New mouse model of ALS more closely mimics human disease
Amyotrophic lateral sclerosis (ALS), also known as Lou Gehrig's disease, is a progressive, fatal neurological disease that attacks the nerve cells controlling voluntary muscles. No effective treatments have been found.
For decades, scientists have used animal models to understand what causes ALS and to test therapies to treat it. Most ALS researchers use a genetically modified mouse model that mimics the clinical deterioration seen in human ALS. But this model has a serious limitation: the mice don't display the clumping of a protein called TDP-43 at an abnormal site in the cell that is seen in nearly all ALS patients. Scientists have therefore worried that they are missing crucial details by using this model.

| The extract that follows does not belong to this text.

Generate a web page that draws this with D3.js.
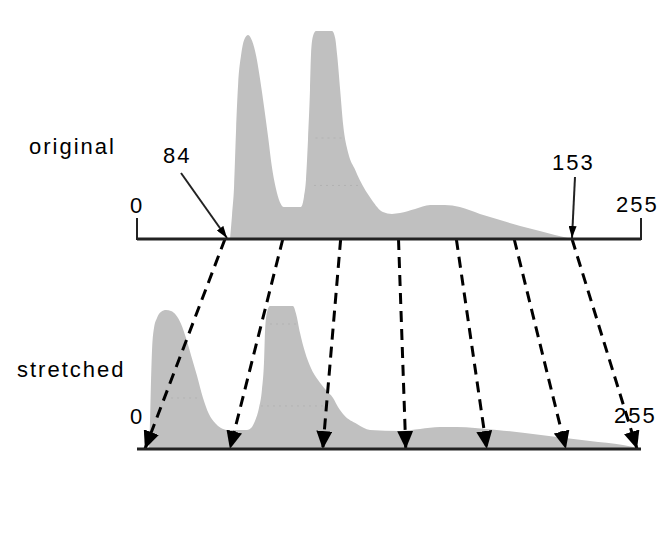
<!DOCTYPE html>
<html><head><meta charset="utf-8">
<script src="https://cdn.jsdelivr.net/npm/d3@7"></script>
<style>
html,body{margin:0;padding:0;background:#fff;}
svg{display:block;}
text{font-family:"Liberation Sans",Arial,sans-serif;font-size:22px;letter-spacing:2px;fill:#000;}
</style></head><body>
<svg id="chart" width="669" height="539"></svg>
<script>
// ---- data (intensity value, relative count) ----
const origValues = [85.0,85.4,85.8,86.2,86.6,87.2,87.8,88.6,89.4,90.2,91.0,91.8,92.6,93.3,94.1,94.9,95.7,99.1,99.7,100.1,100.5,100.9,101.1,101.5,102.1,105.3,105.9,106.3,106.9,107.5,108.5,109.9,110.8,113.2,115.4,117.2,118.8,121.8,124.8,127.7,130.7,134.7,138.7,142.7,146.6,149.6,152.2,153];
const origCounts = [0,11.5,24.9,52.2,73.7,88.0,95.2,97.6,94.7,87.6,76.1,62.7,48.3,34.9,24.4,17.7,15.3,15.3,20.1,28.2,47.4,71.3,88.0,97.1,99.5,99.5,96.2,88.0,71.3,54.5,41.1,33.0,28.2,18.7,12.9,12.0,12.4,14.4,16.3,16.3,15.3,12.0,9.1,6.2,3.8,1.9,0.5,0];
const stretchValues = [6.1,6.6,7.1,7.6,8.6,10.1,12.1,14.7,17.2,19.7,22.3,24.8,27.3,30.4,33.4,36.4,39.5,42.5,45.5,55.7,57.7,59.7,61.7,63.2,64.3,64.8,65.8,67.3,78.9,80.5,82.5,85.0,88.0,91.6,95.6,99.2,101.7,104.7,111.3,117.9,133.1,143.2,153.3,161.9,171.0,182.1,196.3,212.5,229.2,245.9,255];
const stretchCounts = [0,13.9,33.0,47.4,57.9,62.7,65.6,66.5,66.0,64.1,59.8,53.1,45.0,34.9,24.4,16.7,12.4,10.0,9.1,9.1,10.0,13.4,19.6,28.2,42.6,56.9,65.6,68.4,68.4,64.6,55.5,46.4,38.8,33.0,28.2,24.4,20.1,16.3,12.0,9.1,8.6,9.6,10.5,10.5,10.0,9.1,7.7,5.7,3.8,1.9,0];
const mapFrom = [84, 95.5, 107, 118.5, 130, 141.5, 153];
const mapTo   = [4, 47, 94, 136, 177, 217, 253];
const endTicks = [0, 255];
const markerValues = [84, 153];
const panelLabels = ["original", "stretched"];
const origGrid = [{count:48.3, from:102, to:108}, {count:25.6, from:101.7, to:111}];
const stretchGrid = [{count:59.8, from:67.3, to:80.4}, {count:24.4, from:14.2, to:31.9}, {count:20.6, from:59.7, to:94}];

// ---- scales ----
const xOrig = d3.scaleLinear().domain([0, 84, 153, 255]).range([137, 225, 572, 641]);
const xStr  = d3.scaleLinear().domain([0, 255]).range([137, 641]);
const yOrig = d3.scaleLinear().domain([0, 100]).range([239, 30]);
const yStr  = d3.scaleLinear().domain([0, 100]).range([449, 240]);

const svg = d3.select("#chart");
const defs = svg.append("defs");
defs.append("marker").attr("id","bigHead").attr("viewBox","0 -8 18 16")
  .attr("refX",18).attr("refY",0).attr("markerWidth",18).attr("markerHeight",16)
  .attr("markerUnits","userSpaceOnUse").attr("orient","auto")
  .append("path").attr("d","M0,-8L18,0L0,8Z").attr("fill","#000");
defs.append("marker").attr("id","smallHead").attr("viewBox","0 -4 12 8")
  .attr("refX",12).attr("refY",0).attr("markerWidth",12).attr("markerHeight",8)
  .attr("markerUnits","userSpaceOnUse").attr("orient","auto")
  .append("path").attr("d","M0,-4L12,0L0,4Z").attr("fill","#000");

const fillCol = "#c0c0c0";
function drawHist(vals, counts, x, y, grid, id){
  const pts = vals.map((v,i)=>[v, counts[i]]);
  const area = d3.area().x(d=>x(d[0])).y0(y(0)).y1(d=>y(d[1])).curve(d3.curveMonotoneX);
  defs.append("clipPath").attr("id",id).append("path").attr("d", area(pts));
  svg.append("path").attr("d", area(pts)).attr("fill", fillCol);
  svg.append("g").attr("clip-path",`url(#${id})`).selectAll("line").data(grid).join("line")
    .attr("x1", d=>x(d.from)).attr("x2", d=>x(d.to))
    .attr("y1", d=>y(d.count)).attr("y2", d=>y(d.count))
    .attr("stroke","#b2b2b2").attr("stroke-width",1).attr("stroke-dasharray","2,4");
}
drawHist(origValues, origCounts, xOrig, yOrig, origGrid, "clipO");
drawHist(stretchValues, stretchCounts, xStr, yStr, stretchGrid, "clipS");

// dashed mapping arrows
svg.selectAll("line.map").data(mapFrom).join("line").attr("class","map")
  .attr("x1", d=>xOrig(d)).attr("y1", yOrig(0))
  .attr("x2", (d,i)=>xStr(mapTo[i])).attr("y2", yStr(0))
  .attr("stroke","#000").attr("stroke-width",3).attr("stroke-dasharray","11,7")
  .attr("marker-end","url(#bigHead)");

// axes
svg.append("line").attr("x1", xOrig(0)).attr("x2", xOrig(255)).attr("y1", yOrig(0)).attr("y2", yOrig(0))
  .attr("stroke","#222").attr("stroke-width",3);
svg.selectAll("line.endtick").data(endTicks).join("line").attr("class","endtick")
  .attr("x1", d=>xOrig(d)).attr("x2", d=>xOrig(d)).attr("y1", yOrig(0)+1).attr("y2", yOrig(0)-21)
  .attr("stroke","#222").attr("stroke-width",2);
svg.append("line").attr("x1", xStr(0)).attr("x2", xStr(255)).attr("y1", yStr(0)).attr("y2", yStr(0))
  .attr("stroke","#222").attr("stroke-width",3);

// marker arrows for 84 and 153
const markerStart = [[181,173],[575,177]];
svg.selectAll("line.mk").data(markerValues).join("line").attr("class","mk")
  .attr("x1",(d,i)=>markerStart[i][0]).attr("y1",(d,i)=>markerStart[i][1])
  .attr("x2", d=>xOrig(d)+ (d===84?2:0)).attr("y2", yOrig(0)-1)
  .attr("stroke","#222").attr("stroke-width",2).attr("marker-end","url(#smallHead)");

// texts
svg.append("text").attr("x",29).attr("y",154).text(panelLabels[0]);
svg.append("text").attr("x",17).attr("y",377).text(panelLabels[1]);
svg.append("text").attr("x",163).attr("y",163).text(String(markerValues[0]));
svg.append("text").attr("x",552).attr("y",170).text(String(markerValues[1]));
svg.append("text").attr("x",130).attr("y",213).text(String(endTicks[0]));
svg.append("text").attr("x",616).attr("y",212).text(String(endTicks[1]));
svg.append("text").attr("x",130).attr("y",424).text(String(endTicks[0]));
svg.append("text").attr("x",614).attr("y",423).text(String(endTicks[1]));
</script>
</body></html>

Now, for the first time, researchers at the University of Maryland School of Medicine (UM SOM) have developed two mouse models that exhibit this protein clumping, also called TDP-43 pathology. Both mouse models also display many of the clinical and pathological features seen in ALS patients. The researchers say the new discovery will open new ways to research the disease, which affects 12,000 Americans each year.
"These new models give us a better chance to understand the disease more precisely, and ultimately to develop new therapies that can help people with ALS," said Mervyn Monteiro, PhD, a Professor of Anatomy and Neurobiology in the Center for Biomedical Engineering and Technology at UM SOM. Dr. Monteiro and his colleagues developed the models. The paper announcing the discovery is published in the latest issue of the journal Proceedings of the National Academy of Sciences.
Dr. Monteiro made the new models by introducing a human gene called ubiquilin 2 into the DNA of the mice. The normal ubiquilin 2 gene makes a protein that helps remove damaged proteins from cells; in ALS, a mutant version of the gene makes proteins that can't carry out this function. A failure to remove damaged proteins can kill cells and cause disease. There is growing evidence that defects in the removal of damage proteins cause neurodegenerative diseases, including ALS.
Dr. Monteiro and his colleagues have been working on the new ALS mouse models for three years. To ensure that the ALS symptoms in the mutant mice were due to the ubiquilin 2 mutations, the researchers also made mice carrying the normal human ubiquilin 2 gene. They found that the mice carrying mutant ubiquilin 2 genes developed ALS symptoms and TDP-43 pathology; by contrast, the mice carrying the normal version of the gene did not. The mutant mice showed classic features of ALS, including progressive muscle weakness and loss of nerve cells that control muscles. These mice also had shorter lifespans than the normal mice.
The precise cause of the protein clumping in ALS remains a mystery. However, because it occurs in virtually all ALS cases, scientists believe it play an important role in the disease. Dr. Monteiro says the new animal models can be used to learn more about how defects in protein disposal contribute to ALS. Ultimately, he says, this new knowledge may help make it possible to improve the removal of the damaged proteins, stopping or slowing the overall process of disease.
Dr. Monteiro's work on the development of the mouse models was funded by the Robert Packard Center for ALS Research at Johns Hopkins. His work is also supported by grants from the ALS Association, a non-profit organization that supports research into the disease, and NIH.